Looking at the history of the States, we have always been a people who are serious about pushing and fighting to get what we want, and to get more of it. People were frustrated that they couldn’t live as they wanted to, so they took a hellacious voyage to an unknown land and settled there. Then we said to the British, “We feel like you’re controlling us too much, and it’s annoying. We’ve had enough.” So a slightly ragtag militia launched a war against the military of a world power – and we won. Then there’s the Oregon Trail, the Gold Rush, and the idea of Manifest Destiny. Slavery was an effort to maximize profits. Even marginalized groups like women and blacks carry the mentality and launched fantastic and impressive movements to demand their rights. It’s like we don’t stop at anything to have what we want. Our mentality is the bigger the better; we want more, more, more. We deserve it all. And to get it, we push and fight and sacrifice, and push and fight and sacrifice some more.

It’s social Darwinism, in a way. The world leaders are those who carry certain values. Even the French lost their status as a world power after World War II, and from what I saw during my time there, they value the enjoyment of life, for example in terms of food, vacation time, or an afternoon spent at a café. They are not a culture who do the “push and fight and sacrifice.”

As I looked at the pictures and read about the meaning behind the various pieces of art, I became sad again. And I thought to myself, “You’re getting so angry and so frustrated with Ivoirians… You expect them to have the same mentality as you. We’re asking a culture that lived off the land for all their needs and had what we would call ‘tribal practices,’ (dances, initiation rites, etc) to adopt totally new values, to change their way of life.”

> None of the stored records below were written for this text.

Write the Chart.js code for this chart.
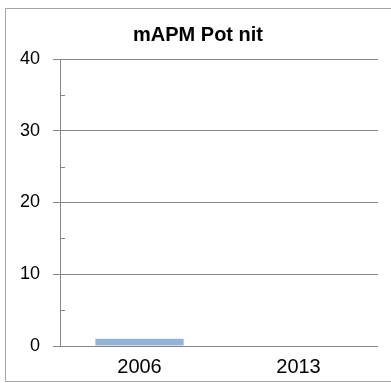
<!DOCTYPE html>
<html>
<head>
<meta charset="utf-8">
<script src="https://cdn.jsdelivr.net/npm/chart.js@4"></script>
<style>
  html, body { margin: 0; padding: 0; background: #fff; overflow: hidden; }
  canvas { display: block; }
</style>
</head>
<body>
<canvas id="chart" width="391" height="383"></canvas>
<script>
// Chart data
const years = ["2006", "2013"]
const values = [1, 0]
const yMax = 40
const yStep = 5

const axisGray = "#868686"
const labelFont = "'Liberation Sans', Arial, sans-serif"

// outer chart frame (right edge runs off the picture)
const frame = {
  id: "frame",
  beforeDraw(chart) {
    const ctx = chart.ctx
    ctx.save()
    ctx.fillStyle = "#fff"
    ctx.fillRect(0, 0, chart.width, chart.height)
    ctx.strokeStyle = "#a6a6a6"
    ctx.lineWidth = 1
    ctx.beginPath()
    ctx.moveTo(chart.width + 10, 8.5)
    ctx.lineTo(5.5, 8.5)
    ctx.lineTo(5.5, 381.5)
    ctx.lineTo(chart.width + 10, 381.5)
    ctx.stroke()
    ctx.restore()
  },
}

// small inner tick marks on the value axis (the 5, 15, 25, 35 minor ticks)
const minorTicks = {
  id: "minorTicks",
  afterDraw(chart) {
    const y = chart.scales.y
    const ctx = chart.ctx
    const left = chart.chartArea.left
    ctx.save()
    ctx.strokeStyle = axisGray
    ctx.lineWidth = 1
    for (let v = yStep; v < yMax; v += 2 * yStep) {
      const py = Math.round(y.getPixelForValue(v)) + 0.5
      ctx.beginPath()
      ctx.moveTo(left, py)
      ctx.lineTo(left + 5, py)
      ctx.stroke()
    }
    ctx.restore()
  },
}

new Chart(document.getElementById("chart"), {
  type: "bar",
  data: {
    labels: years,
    datasets: [
      {
        label: "mAPM Pot nit",
        data: values,
        backgroundColor: "#95b3d7",
        borderWidth: 0,
        categoryPercentage: 1,
        barPercentage: 0.555,
      },
    ],
  },
  options: {
    responsive: false,
    animation: false,
    // uneven side padding keeps the title centred on the frame, not the canvas
    layout: { padding: { left: 18, right: 13, top: 0, bottom: 0 } },
    plugins: {
      legend: { display: false },
      tooltip: { enabled: false },
      title: {
        display: true,
        text: "mAPM Pot nit",
        color: "#000",
        font: { family: labelFont, size: 20, weight: "bold", lineHeight: 1.2 },
        padding: { top: 23, bottom: 12 },
      },
    },
    scales: {
      x: {
        grid: { display: false, drawTicks: false },
        border: { display: false },
        ticks: {
          color: "#000",
          padding: 9,
          font: { family: labelFont, size: 20 },
        },
        afterFit(scale) {
          scale.height = 37
        },
      },
      y: {
        min: 0,
        max: yMax,
        grid: {
          color: (ctx) => (ctx.tick && ctx.tick.value % 10 === 0 ? axisGray : "rgba(0,0,0,0)"),
          lineWidth: 1,
          drawTicks: true,
          tickLength: 7,
        },
        border: { display: true, color: axisGray, width: 1 },
        ticks: {
          stepSize: yStep,
          color: "#000",
          padding: 13,
          font: { family: labelFont, size: 18 },
          callback: (v) => (v % 10 === 0 ? v : ""),
        },
        afterFit(scale) {
          scale.width = 42
        },
      },
    },
  },
  plugins: [frame, minorTicks],
})
</script>
</body>
</html>
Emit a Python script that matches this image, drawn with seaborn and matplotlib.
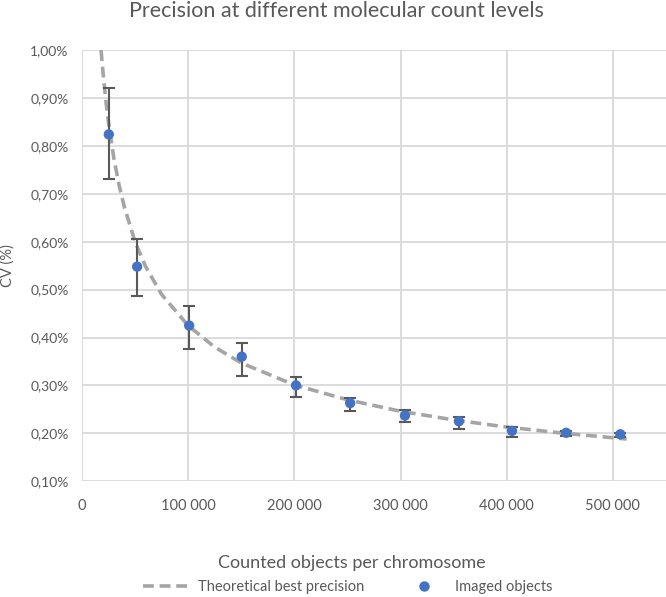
#import library
import numpy as np
import pandas as pd
import seaborn as sns
import matplotlib.pyplot as plt
from matplotlib.ticker import FuncFormatter, MultipleLocator
from matplotlib.lines import Line2D

#data
counts = [25300, 52000, 101000, 150500, 201600, 252600, 304200, 355000, 405000, 456000, 507000]
cv = [0.824, 0.548, 0.425, 0.360, 0.300, 0.263, 0.237, 0.225, 0.205, 0.201, 0.198]
err_up = [0.096, 0.057, 0.040, 0.028, 0.018, 0.011, 0.012, 0.008, 0.009, 0.004, 0.003]
err_down = [0.094, 0.061, 0.050, 0.040, 0.024, 0.017, 0.014, 0.015, 0.013, 0.006, 0.005]

#theoretical curve read along its path
theory_x = [18000, 20000, 22500, 25000, 30000, 35000, 40000, 50000, 60000, 75000, 100000,
            125000, 150000, 200000, 250000, 300000, 350000, 400000, 450000, 513000]
theory_y = [1.000, 0.950, 0.895, 0.850, 0.775, 0.718, 0.672, 0.600, 0.548, 0.490, 0.425,
            0.380, 0.347, 0.301, 0.270, 0.246, 0.228, 0.213, 0.201, 0.188]

grey = '#595959'
sns.set_style('white')
plt.rcParams['font.family'] = ['Lato', 'DejaVu Sans']

fig = plt.figure(figsize=(6.66, 5.97), dpi=100)
ax = fig.add_axes([0.123, 0.194, 0.877, 0.722])

theory = pd.DataFrame({'x': theory_x, 'y': theory_y})
points = pd.DataFrame({'x': counts, 'y': cv})

sns.lineplot(data=theory, x='x', y='y', ax=ax, color='#a5a5a5', lw=2.6,
             dashes=False, linestyle=(0, (3, 1.6)), zorder=3)
ax.errorbar(counts, cv, yerr=[err_down, err_up], fmt='none', ecolor=grey,
            elinewidth=1.5, capsize=4, capthick=1.5, zorder=4)
sns.scatterplot(data=points, x='x', y='y', ax=ax, color='#4472c4', s=55,
                edgecolor='none', zorder=5)

ax.set_xlim(0, 550000)
ax.set_ylim(0.10, 1.00)
ax.xaxis.set_major_locator(MultipleLocator(100000))
ax.yaxis.set_major_locator(MultipleLocator(0.10))
ax.xaxis.set_major_formatter(FuncFormatter(lambda v, p: f'{int(v):,}'.replace(',', ' ') if v <= 500000 else ''))
ax.yaxis.set_major_formatter(FuncFormatter(lambda v, p: f'{v:.2f}%'.replace('.', ',')))
ax.grid(True, color='#d9d9d9', lw=1.3)
ax.set_axisbelow(True)
for s in ax.spines.values():
    s.set_visible(False)
ax.tick_params(axis='both', length=0, colors=grey, labelsize=10.5)
ax.tick_params(axis='y', labelsize=10, pad=9.5)
ax.tick_params(axis='x', pad=13)
ax.set_xlabel('')
ax.set_ylabel('')

fig.text(0.505, 0.981, 'Precision at different molecular count levels', ha='center', va='center',
         fontsize=15.5, color=grey)
fig.text(0.528, 0.057, 'Counted objects per chromosome', ha='center', va='center',
         fontsize=13, color=grey)
fig.text(0.012, 0.556, 'CV (%)', ha='center', va='center', rotation=90, fontsize=10.5, color=grey)

#legend
handles = [Line2D([], [], color='#a5a5a5', lw=2.6, linestyle=(0, (3, 1.6))),
           Line2D([], [], color='#4472c4', marker='o', ls='none', markersize=7.5, markeredgewidth=0)]
fig.legend(handles, ['Theoretical best precision', 'Imaged objects'], loc='center',
           bbox_to_anchor=(0.522, 0.016), ncol=2, frameon=False, fontsize=10.5,
           labelcolor=grey, handlelength=3.4, columnspacing=2.4, handletextpad=0.4)

plt.savefig('out.png', dpi=100)
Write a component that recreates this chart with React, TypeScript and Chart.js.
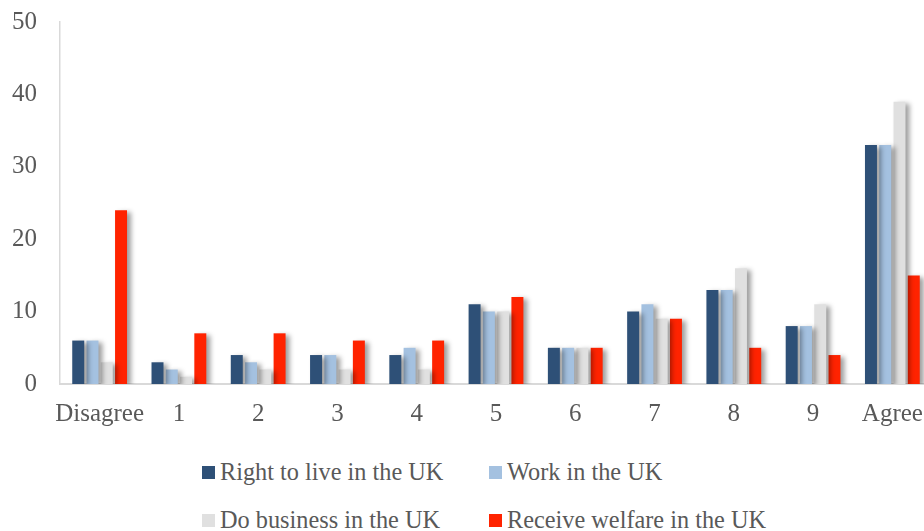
import React, { useEffect, useRef } from "react";
import { Chart, registerables } from "chart.js";

Chart.register(...registerables);

const categories = ["Disagree", "1", "2", "3", "4", "5", "6", "7", "8", "9", "Agree"];
const seriesNames = [
  "Right to live in the UK",
  "Work in the UK",
  "Do business in the UK",
  "Receive welfare in the UK",
];
const rightToLive = [6, 3, 4, 4, 4, 11, 5, 10, 13, 8, 33];
const workIn = [6, 2, 3, 4, 5, 10, 5, 11, 13, 8, 33];
const doBusiness = [3, 1, 2, 2, 2, 10, 5, 9, 16, 11, 39];
const receiveWelfare = [24, 7, 7, 6, 6, 12, 5, 9, 5, 4, 15];
const seriesColors = ["#2E5077", "#A4C1E0", "#E0E0E0", "#FF2300"];
const yTicks = [0, 10, 20, 30, 40, 50];

const FONT = "'Liberation Serif', 'Times New Roman', serif";
const TEXT = "#595959";

const shadowPlugin = {
  id: "barShadow",
  beforeDatasetsDraw(chart: any) {
    const ctx = chart.ctx;
    ctx.save();
    ctx.shadowColor = "rgba(0,0,0,0.38)";
    ctx.shadowBlur = 5;
    ctx.shadowOffsetX = 4;
    ctx.shadowOffsetY = 2;
  },
  afterDatasetsDraw(chart: any) {
    chart.ctx.restore();
  },
};

export default function App() {
  const ref = useRef<HTMLCanvasElement | null>(null);

  useEffect(() => {
    if (!ref.current) return;
    const values = [rightToLive, workIn, doBusiness, receiveWelfare];
    const chart = new Chart(ref.current, {
      type: "bar",
      data: {
        labels: categories,
        datasets: values.map((v, i) => ({
          label: seriesNames[i],
          data: v,
          backgroundColor: seriesColors[i],
          borderWidth: 0,
          categoryPercentage: 0.72,
          barPercentage: 0.84,
        })),
      },
      options: {
        animation: false,
        responsive: false,
        maintainAspectRatio: false,
        layout: { padding: { top: 22, right: 8, left: 0, bottom: 0 } },
        plugins: {
          legend: { display: false },
          tooltip: { enabled: false },
        },
        scales: {
          x: {
            grid: { display: false, drawTicks: false },
            border: { display: true, color: "#D9D9D9", width: 2 },
            ticks: {
              color: TEXT,
              font: { family: FONT, size: 25 },
              padding: 15,
              maxRotation: 0,
              autoSkip: false,
            },
            afterFit(scale: any) {
              scale.height = 60;
              scale.paddingLeft = 0;
              scale.paddingRight = 0;
            },
          },
          y: {
            min: 0,
            max: 50,
            grid: { display: false, drawTicks: false },
            border: { display: true, color: "#D9D9D9", width: 1.5 },
            afterBuildTicks(scale: any) {
              scale.ticks = yTicks.map((v) => ({ value: v }));
            },
            ticks: {
              color: TEXT,
              font: { family: FONT, size: 25 },
              padding: 23,
            },
            afterFit(scale: any) {
              scale.width = 60;
              scale.paddingTop = 0;
              scale.paddingBottom = 0;
            },
          },
        },
      },
      plugins: [shadowPlugin],
    });
    return () => chart.destroy();
  }, []);

  return (
    <div
      style={{
        position: "fixed",
        left: 0,
        top: 0,
        width: 924,
        height: 531,
        overflow: "hidden",
        background: "#fff",
      }}
    >
      <canvas
        ref={ref}
        width={940}
        height={444}
        style={{ position: "absolute", left: 0, top: 0, width: 940, height: 444 }}
      />
      <div
        style={{
          position: "absolute",
          left: 202,
          top: 457,
          display: "grid",
          gridTemplateColumns: "287px auto",
          rowGap: 18,
          fontFamily: FONT,
          fontSize: 24.3,
          color: TEXT,
          lineHeight: "30px",
        }}
      >
        {seriesNames.map((name, i) => (
          <div key={name} style={{ display: "flex", alignItems: "center", whiteSpace: "nowrap" }}>
            <span
              style={{
                display: "inline-block",
                width: 13,
                height: 13,
                background: seriesColors[i],
                marginRight: 5,
              }}
            />
            <span>{name}</span>
          </div>
        ))}
      </div>
    </div>
  );
}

This morning I went to buy a little bag of attieke (dried cassava root - It looks like couscous) from a local vendor on a little dirt path near my apt. I had this moment of seeing Africa at its beauty - women cooking, children playing with each other and not with toys, a man sawing a piece of wood. Then I went to the Teacher Training College where I work, where we push paper, have meetings, and make schedules. I wish that this place wasn't colonized - that Côte d'Ivoire is a country wherein the women cook and the children play and the people are self-sufficient with what they grow from the land. I'm talking in ideals, but it just seems like the simple beauty of this place and its people and their way of life is slowly being replaced with our modern focus on business deals and having the newest and greatest and best next thing. I'm trying now to appreciate the simple moments here, the real beauty of what this place is: sitting with my colleague's 2 year old son by the fire as dinner cooks, sitting with another colleague's niece as the sun sets, chatting with my neighbors who sell fruit and food on the side of the little path near our house. Despite my worry about this country, I feel a certain peace when I take a moment to take in its physical beauty and the spirit of its people.